Setiap daerah di Indonesia memiliki beragam tradisi untuk menyambut bulan ramadhan. Termasuk di Aceh Besar di mana para lelakinya pasti akan memasak untuk berbuka puasa. Bukan menu sembarangan, menu yang dimasak adalah kari sapi dan kambing atau lebih dikenal sebagai ‘kuah beulangong’.
Tradisi ini sudah ada sejak dulu. Warga Desa Meunasah Bak Trieng, Kecamatan Krueng Barona Jaya, Kabupaten Aceh Besar lah yang hingga saat ini mempertahankan tradisi.
Menu ini kerap dimasak setiap memperingati kenduri Nuzul Qur’an pada setiap pertengahan bulan suci Ramadhan.
“Setiap tahun kami memperingati Nuzul Quran dengan memasak kuah beulangong untuk kenduri bersama,” ujar Mukhtar, Kepala Urusan (kaur) Gampong Meunasah Bak Trieng, dilansir dari travel.tribunnews.com pada Kamis (8/6/2018).
Menurut Mukhtar, panitia akan menyediakan dua ekor sapi dan dua ekor kambing untuk dimasak oleh para lelaki menjadi kari sapi dan kambing khas Aceh Besar ini.
“Tahun ini, ada dua ekor sapi dan kambing untuk masak kuah beulangong yang dimasak dalam 26 kuali besar,” ujarnya dilansir dari sumber yang sama.
Biaya untuk tradisi masak saat kenduri Nuzul Qur’an ini bisa mencapai jutaan rupiah. Biaya biasanya merupakan sumbangan dari setiap kepala keluarga secara sukarela. Mulai dari Rp20.000, Rp70.000 hingga Rp100.000.
“Biaya kenduri ini sumbangan dari warga, masing-masing warga menyumbang susuai dengan kemampuan. Tetapi untuk janda dan keluarga fakir miskin kita menerima sumbangan,Walau sumbangan berbeda, pembagian sama dan merata tidak membedakan. Selain kuah beulangong dibagikan untuk seluruh warga, kami juga mengundang warga dari tiga desa tetangga untuk kenduri buka puasa bersama.” imbuhnya.
Kuah beulangong atau masakan kari daging sapi dan kambing khas Aceh Besar ini dipisah agar tidak amis. Seluruh proses memasaknya menjadi tanggung jawab kaum laki-laki hingga proses dibagi untuk seluruh warga.
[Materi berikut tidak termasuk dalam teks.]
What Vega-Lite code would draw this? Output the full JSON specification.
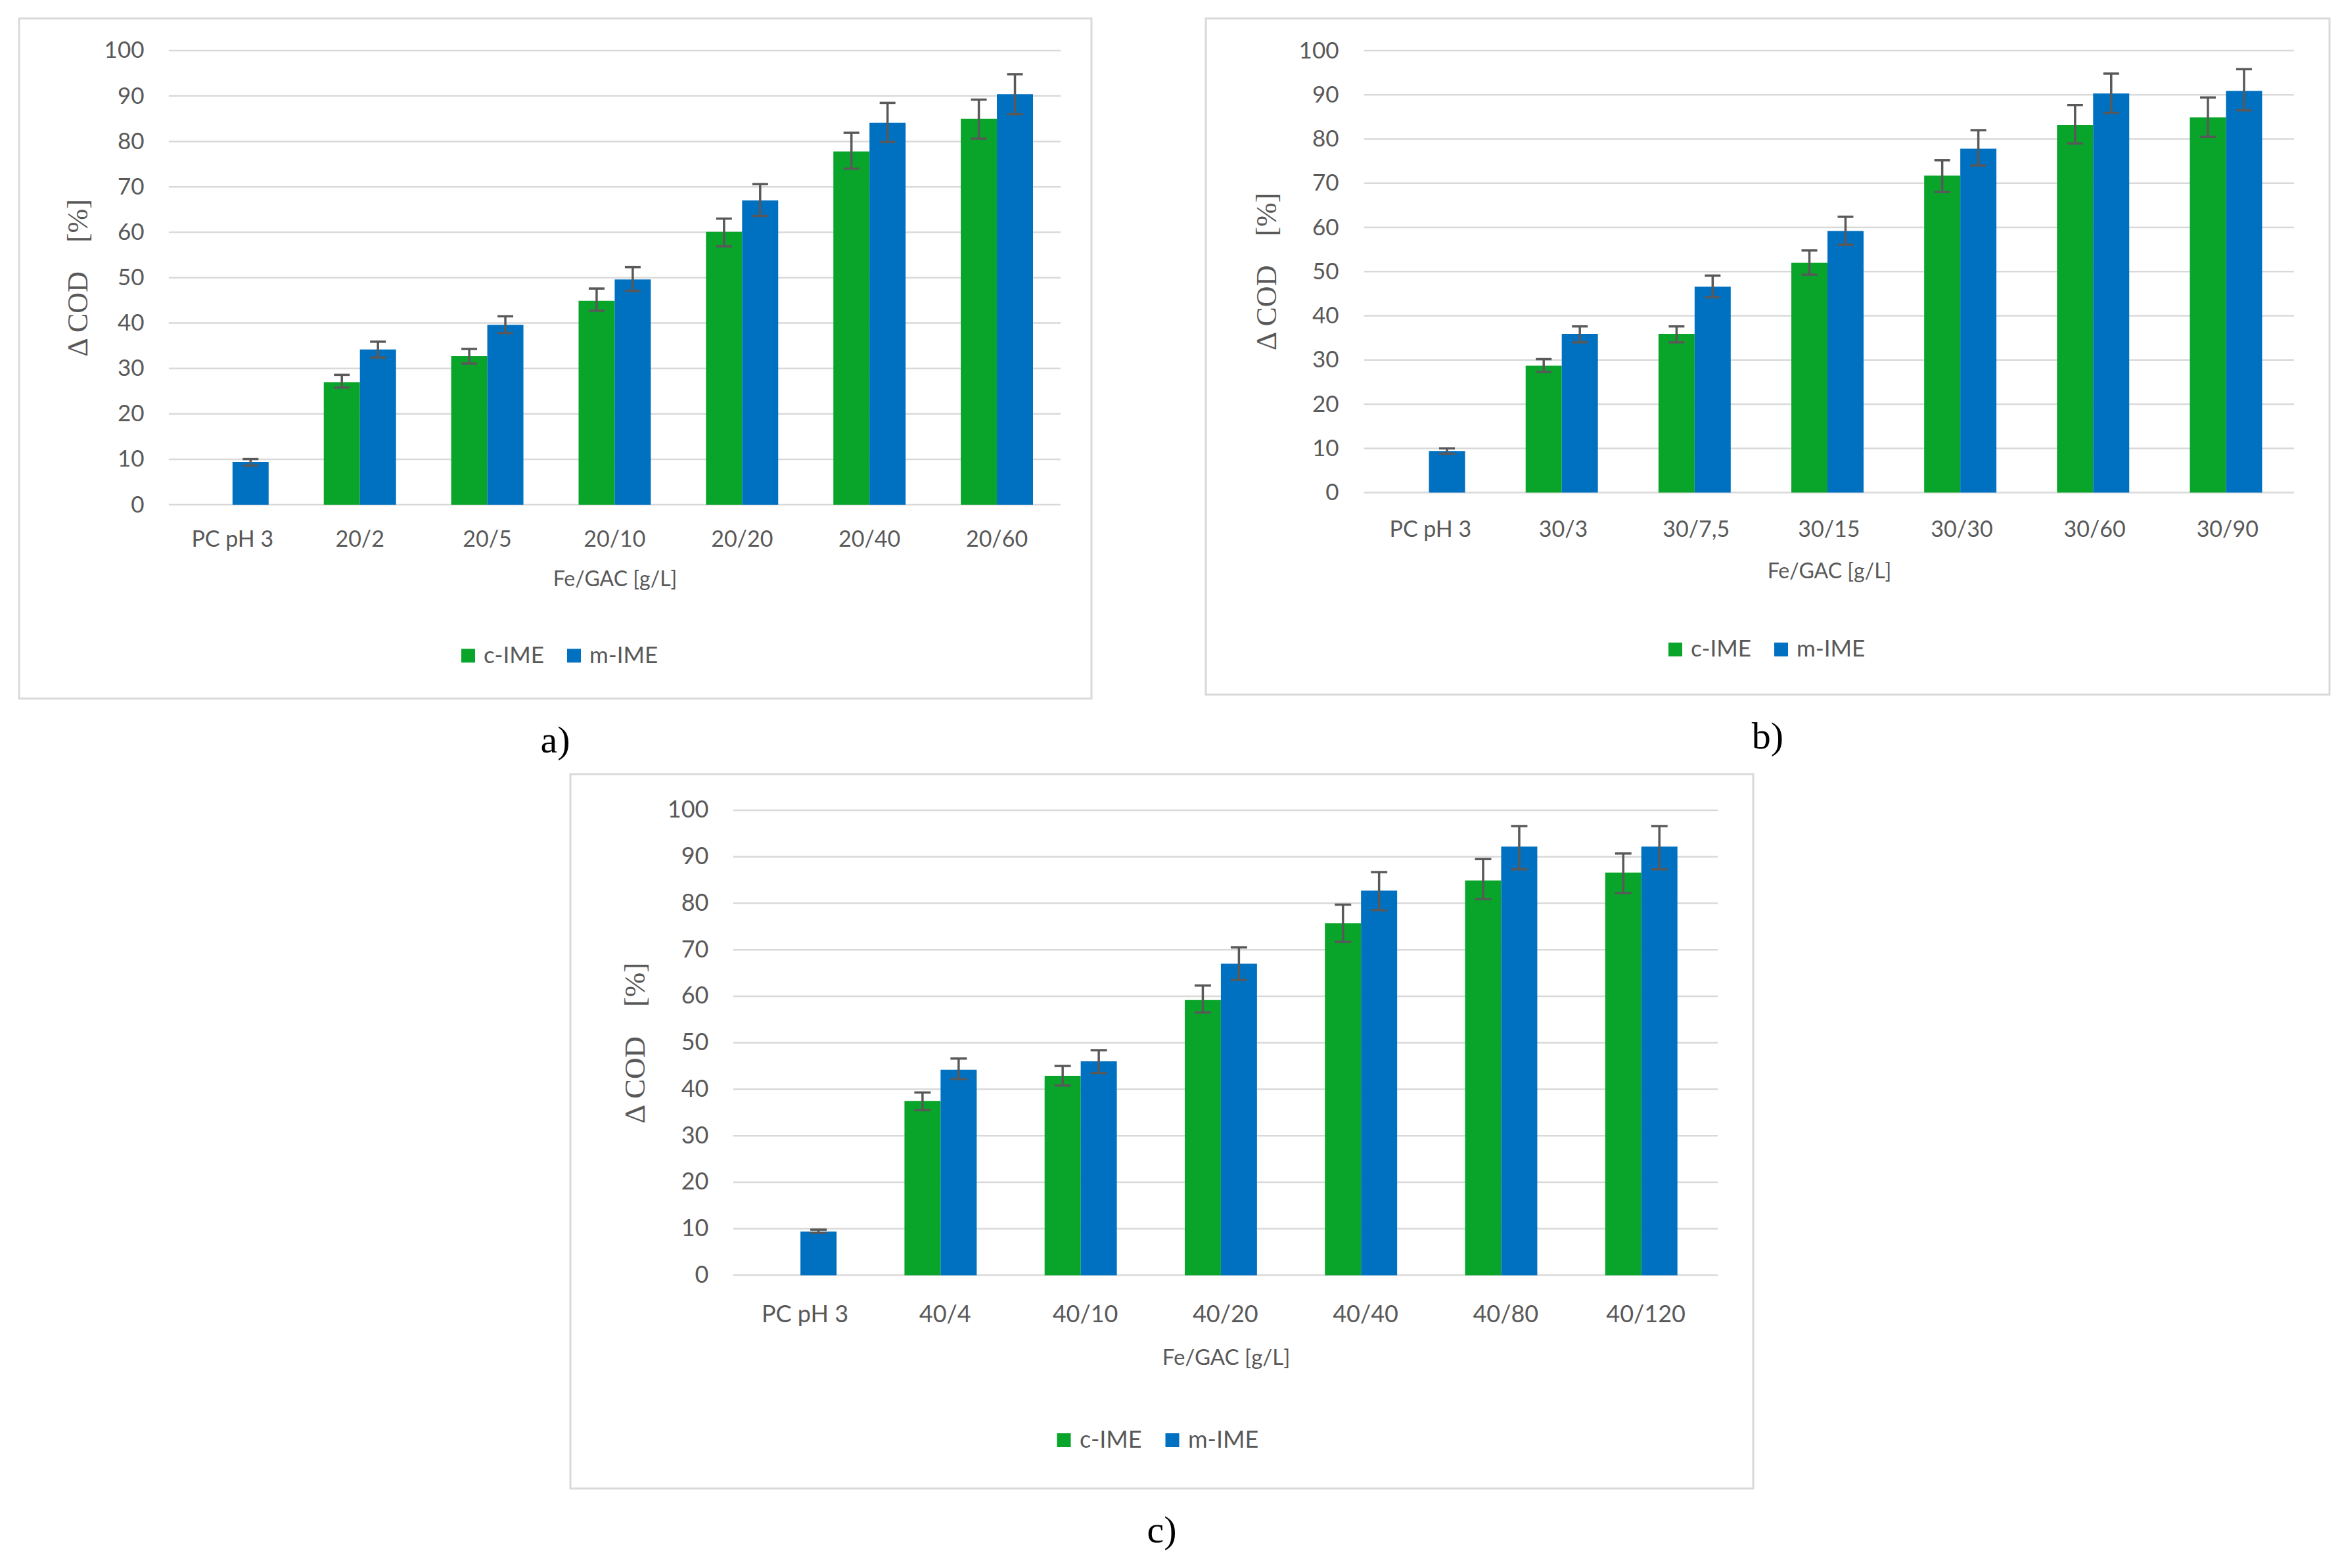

Semua proses biasanya dilakukan sejak pagi hingga waktu dzuhur. Usai dzuhur masakan kuah beulangong telah masak dan siap dibagi. Lonceng adalah petanda panggilan seluruh warga agar segera menasah untuk mengambil kuah beulangong sebagai bekal berbuka puasa.
“Di desa kami ini setiap tahun ada dua kali kenduri kuah beulangong, yaitu pada saat Maulid dan Nuzul Quran. Jadi sudah tradisi kaum laki-laki yang bertanggung jawab untuk memasak hingga membagikan,” pungkasnya.